A Year Later: FDA approves Software Fix for Security Flaws in Pacemakers

In-brief: The FDA as approved a software update to software security holes in pacemakers made by Abbott. But doctors and patients will have to weigh the risks of apply the patch. 

The U.S. Food and Drug Administration has approved a software update for a range of pacemakers and other implantable medical devices that will fix security holes identified by the security firm MedSec, more than seven months after the vulnerabilities were disclosed.

The FDA on Tuesday published a Safety Communication saying that patients using any of six pacemaker and CRT-P (cardiac resynchronization therapy pacemaker) devices manufactured by St. Jude Medical (now Abbott) should consider applying a software update to fix the security holes, some of which could cause harm to patients.

“Patients and their health care providers (should) discuss the risks and benefits of the cybersecurity vulnerabilities and the associated firmware update designed to address such vulnerabilities at their next regularly scheduled visit,” the FDA said.

The FDA notice comes a little more than a year after MedSec and the Wall Street Firm Muddy Waters Research made headlines for releasing information about flaws in implantable medical devices by St. Jude Medical in conjunction with a report by Muddy Waters calling on investors to bet against the stock of Abbott, which had acquired St. Jude Medical.

St.

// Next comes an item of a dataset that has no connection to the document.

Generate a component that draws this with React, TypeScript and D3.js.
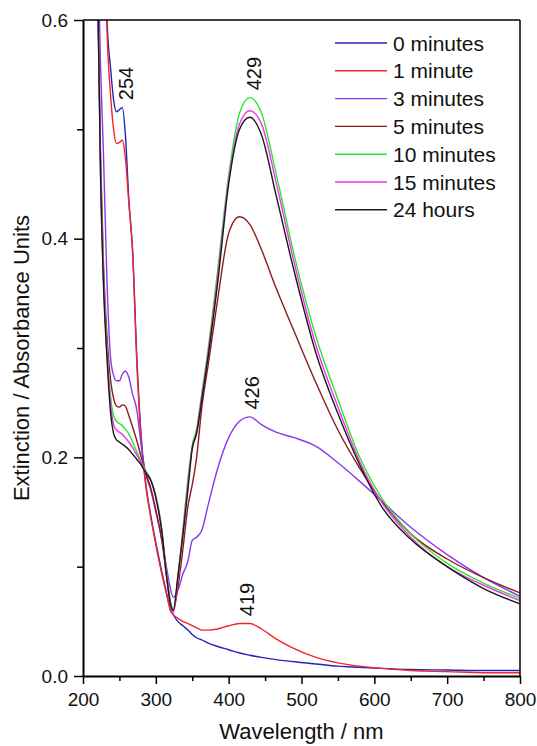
import React from 'react';
import * as d3 from 'd3';

// wavelength grid (nm) shared by every spectrum
const wavelengths = [215, 220, 224, 228, 233, 238, 242, 246, 250, 254, 258, 263, 268, 274, 280, 286, 293, 300, 308, 315, 320, 324, 330, 337, 344, 350, 356, 363, 372, 385, 400, 415, 429, 445, 465, 490, 520, 550, 580, 610, 650, 700, 750, 800];

const min0 = [1.5, 1.1, 0.9, 0.74, 0.6, 0.555, 0.527, 0.516, 0.518, 0.52, 0.497, 0.435, 0.39, 0.29, 0.218, 0.177, 0.147, 0.122, 0.096, 0.075, 0.061, 0.056, 0.05, 0.046, 0.042, 0.038, 0.035, 0.033, 0.03, 0.027, 0.024, 0.021, 0.019, 0.017, 0.015, 0.013, 0.011, 0.009, 0.008, 0.007, 0.006, 0.0055, 0.005, 0.005];
const min1 = [1.5, 1.1, 0.9, 0.74, 0.59, 0.53, 0.5, 0.487, 0.488, 0.49, 0.475, 0.432, 0.39, 0.285, 0.215, 0.175, 0.145, 0.12, 0.094, 0.074, 0.06, 0.056, 0.053, 0.05, 0.048, 0.046, 0.044, 0.042, 0.042, 0.043, 0.046, 0.048, 0.048, 0.043, 0.034, 0.025, 0.017, 0.012, 0.009, 0.007, 0.005, 0.004, 0.003, 0.003];
const min3 = [0.9, 0.68, 0.56, 0.48, 0.36, 0.29, 0.275, 0.27, 0.27, 0.276, 0.279, 0.273, 0.258, 0.243, 0.21, 0.185, 0.17, 0.15, 0.125, 0.098, 0.08, 0.072, 0.078, 0.093, 0.105, 0.124, 0.127, 0.133, 0.157, 0.19, 0.218, 0.233, 0.237, 0.23, 0.223, 0.218, 0.21, 0.195, 0.178, 0.16, 0.136, 0.111, 0.09, 0.073];
const min5 = [0.85, 0.64, 0.48, 0.38, 0.31, 0.27, 0.254, 0.247, 0.246, 0.248, 0.247, 0.238, 0.228, 0.215, 0.2, 0.186, 0.172, 0.152, 0.125, 0.09, 0.068, 0.06, 0.08, 0.115, 0.155, 0.175, 0.2, 0.245, 0.285, 0.345, 0.405, 0.42, 0.413, 0.39, 0.355, 0.315, 0.268, 0.225, 0.19, 0.16, 0.13, 0.107, 0.09, 0.076];
const min10 = [0.85, 0.64, 0.47, 0.37, 0.3, 0.255, 0.238, 0.233, 0.231, 0.229, 0.226, 0.221, 0.214, 0.205, 0.196, 0.188, 0.18, 0.165, 0.136, 0.092, 0.068, 0.06, 0.088, 0.133, 0.18, 0.211, 0.226, 0.258, 0.3, 0.372, 0.458, 0.515, 0.529, 0.515, 0.46, 0.385, 0.31, 0.253, 0.2, 0.163, 0.13, 0.103, 0.085, 0.071];
const min15 = [0.85, 0.64, 0.465, 0.365, 0.295, 0.248, 0.23, 0.225, 0.223, 0.221, 0.218, 0.214, 0.209, 0.202, 0.195, 0.187, 0.179, 0.164, 0.134, 0.09, 0.066, 0.058, 0.086, 0.13, 0.175, 0.209, 0.223, 0.255, 0.296, 0.366, 0.453, 0.505, 0.517, 0.505, 0.452, 0.378, 0.302, 0.246, 0.196, 0.159, 0.127, 0.1, 0.083, 0.069];
const hours24 = [0.85, 0.64, 0.46, 0.36, 0.29, 0.24, 0.222, 0.216, 0.214, 0.212, 0.21, 0.207, 0.203, 0.198, 0.193, 0.186, 0.179, 0.163, 0.133, 0.09, 0.066, 0.06, 0.09, 0.128, 0.17, 0.208, 0.222, 0.252, 0.293, 0.36, 0.45, 0.5, 0.511, 0.495, 0.44, 0.37, 0.295, 0.24, 0.193, 0.155, 0.125, 0.1, 0.08, 0.066];

const seriesNames = ['0 minutes', '1 minute', '3 minutes', '5 minutes', '10 minutes', '15 minutes', '24 hours'];
const seriesValues = [min0, min1, min3, min5, min10, min15, hours24];
const seriesColors = ['#2424b8', '#f2262a', '#8a38f0', '#8c1c1c', '#2ce82c', '#f032f0', '#1a1a1a'];

const xTicks = [200, 300, 400, 500, 600, 700, 800];
const xMinorTicks = [250, 350, 450, 550, 650, 750];
const yTicks = [0, 0.2, 0.4, 0.6];
const yMinorTicks = [0.1, 0.3, 0.5];

// peak annotations
const peakLabels = ['254', '429', '426', '419'];
const peakWavelengths = [254, 429, 426, 419];
const peakValues = [0.52, 0.529, 0.237, 0.048];

const totalWidth = 537;
const totalHeight = 746;
const margin = { left: 83, right: 17, top: 20, bottom: 70 };
const font = "Arial, 'Liberation Sans', sans-serif";

class App extends React.Component {
  ref = React.createRef<SVGSVGElement>();

  componentDidMount() {
    const svg = d3.select(this.ref.current);
    svg.selectAll('*').remove();

    const x = d3.scaleLinear().domain([200, 800]).range([margin.left, totalWidth - margin.right]);
    const y = d3.scaleLinear().domain([0, 0.6]).range([totalHeight - margin.bottom, margin.top]);
    const bottom = totalHeight - margin.bottom;

    svg.append('clipPath').attr('id', 'plot-clip')
      .append('rect')
      .attr('x', x(200)).attr('y', y(0.6))
      .attr('width', x(800) - x(200)).attr('height', y(0) - y(0.6));

    // spectra
    const line = d3.line<number>()
      .x((d, i) => x(wavelengths[i]))
      .y(d => y(d))
      .curve(d3.curveMonotoneX);

    const lines = svg.append('g').attr('clip-path', 'url(#plot-clip)');
    seriesValues.forEach((vals, i) => {
      lines.append('path')
        .attr('d', line(vals))
        .attr('fill', 'none')
        .attr('stroke', seriesColors[i])
        .attr('stroke-width', 1.4);
    });

    // frame top and right
    svg.append('line')
      .attr('x1', x(200)).attr('x2', x(800)).attr('y1', y(0.6)).attr('y2', y(0.6))
      .attr('stroke', '#000').attr('stroke-width', 1.5);
    svg.append('line')
      .attr('x1', x(800)).attr('x2', x(800)).attr('y1', y(0.6)).attr('y2', y(0))
      .attr('stroke', '#000').attr('stroke-width', 1.5);

    // minor ticks
    svg.append('g')
      .attr('transform', `translate(0, ${bottom})`)
      .call(d3.axisBottom(x).tickValues(xMinorTicks).tickSize(5).tickSizeOuter(0).tickFormat(() => ''))
      .call(g => g.select('.domain').remove())
      .call(g => g.selectAll('line').attr('stroke-width', 1.5));
    svg.append('g')
      .attr('transform', `translate(${margin.left}, 0)`)
      .call(d3.axisLeft(y).tickValues(yMinorTicks).tickSize(6).tickSizeOuter(0).tickFormat(() => ''))
      .call(g => g.select('.domain').remove())
      .call(g => g.selectAll('line').attr('stroke-width', 1.5));

    // major axes
    svg.append('g')
      .attr('transform', `translate(0, ${bottom})`)
      .call(d3.axisBottom(x).tickValues(xTicks).tickSize(8).tickSizeOuter(0).tickPadding(9).tickFormat(d3.format('d')))
      .call(g => g.select('.domain').attr('stroke-width', 2))
      .call(g => g.selectAll('line').attr('stroke-width', 1.5))
      .call(g => g.selectAll('text').attr('font-size', 19).attr('font-family', font).attr('fill', '#111'));
    svg.append('g')
      .attr('transform', `translate(${margin.left}, 0)`)
      .call(d3.axisLeft(y).tickValues(yTicks).tickSize(9).tickSizeOuter(0).tickPadding(6).tickFormat(d3.format('.1f')))
      .call(g => g.select('.domain').attr('stroke-width', 2))
      .call(g => g.selectAll('line').attr('stroke-width', 1.5))
      .call(g => g.selectAll('text').attr('font-size', 19).attr('font-family', font).attr('fill', '#111'));

    // axis titles
    svg.append('text')
      .attr('x', (x(200) + x(800)) / 2)
      .attr('y', 739)
      .attr('text-anchor', 'middle')
      .attr('font-family', font).attr('font-size', 22).attr('fill', '#111')
      .text('Wavelength / nm');
    svg.append('text')
      .attr('transform', `translate(29, ${(y(0) + y(0.6)) / 2 + 10}) rotate(-90)`)
      .attr('text-anchor', 'middle')
      .attr('font-family', font).attr('font-size', 22).attr('fill', '#111')
      .text('Extinction / Absorbance Units');

    // peak labels
    peakLabels.forEach((label, i) => {
      svg.append('text')
        .attr('transform', `translate(${x(peakWavelengths[i]) + 11}, ${y(peakValues[i]) - 24}) rotate(-90)`)
        .attr('text-anchor', 'middle')
        .attr('font-family', font).attr('font-size', 20).attr('fill', '#111')
        .text(label);
    });

    // legend
    const legend = svg.append('g').attr('transform', 'translate(335, 43)');
    seriesNames.forEach((name, i) => {
      const row = legend.append('g').attr('transform', `translate(0, ${i * 27.8})`);
      row.append('line')
        .attr('x1', 0).attr('x2', 52)
        .attr('stroke', seriesColors[i]).attr('stroke-width', 1.4);
      row.append('text')
        .attr('x', 58).attr('y', 7.5)
        .attr('font-family', font).attr('font-size', 21).attr('fill', '#111')
        .text(name);
    });
  }

  render() {
    return (
      <svg
        ref={this.ref}
        width={totalWidth}
        height={totalHeight}
        style={{ position: 'absolute', left: 0, top: 0, background: '#fff' }}
      />
    );
  }
}

export default App;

Jude Medical issued a software patch in January for affected devices, but also questioned the MedSec findings, filing suit against the company. In a statement in response to the initial MedSec and Muddy Waters report, a company spokesman said the report was “absolutely untrue,” saying that there were “several layers of security measures in place” on its implantable devices.

However, in a damning report released in April, the FDA said that St. Jude Medical knew about serious security flaws in its implantable medical devices as early as 2014, but failed to address them with software updates or by replacing those devices.

The government found that St. Jude Medical learned of serious and exploitable security holes in the company’s “high voltage and peripheral devices” in an April, 2014 third-party assessment commissioned by the company. But St. Jude Medical “failed to accurately incorporate the findings of that assessment” in subsequent risk assessments for the affected products, including Merlin@home, a home-based wireless transmitter that is used to provide remote care for patients with implanted cardiac devices, the FDA revealed. Among the security flaws: a “hardcoded universal unlock code” for the company’s implantable, high voltage devices.

Among the risks to patients who use affected devices are that unauthorized users could modify programming commands to the implanted pacemaker, which could result in patient harm from rapid battery depletion or administration of inappropriate pacing, the FDA said.

A letter from the FDA to St. Jude Medical in April said the firm ignored warnings that its implantable medical devices and related software were vulnerable to hacking or unexpected failure.

To address these cybersecurity vulnerabilities and improve patient safety, St. Jude Medical now require any device attempting to communicate with the implanted pacemaker to first authenticate to The Merlin Programmer and Merlin@home Transmitter.

Patients will need to visit their physician’s office to obtain the firmware update, which will take 3 minutes to apply. The FDA said the risks of device malfunctions during update are low and it does not recommend that patients or physicians remove the implanted devices solely because of the security holes.

The incident raises questions about how flaws in medical devices – especially those that are implanted in patients – will be managed going forward.

In a letter to physicians, Abbott suggests they sit with patients to discuss the relative risks of applying or not applying the software update. It describes the threat as coming from a “highly complex attack,” citing the U.S. Department of Homeland Security, though security researchers at MedSec have suggested that attacks, while they might require physical proximity to the device, would not necessarily  need to be highly complex.

It is unclear, however, how well qualified either physicians or patients are to weigh relative hacking risks, especially with conflicting information in the public domain.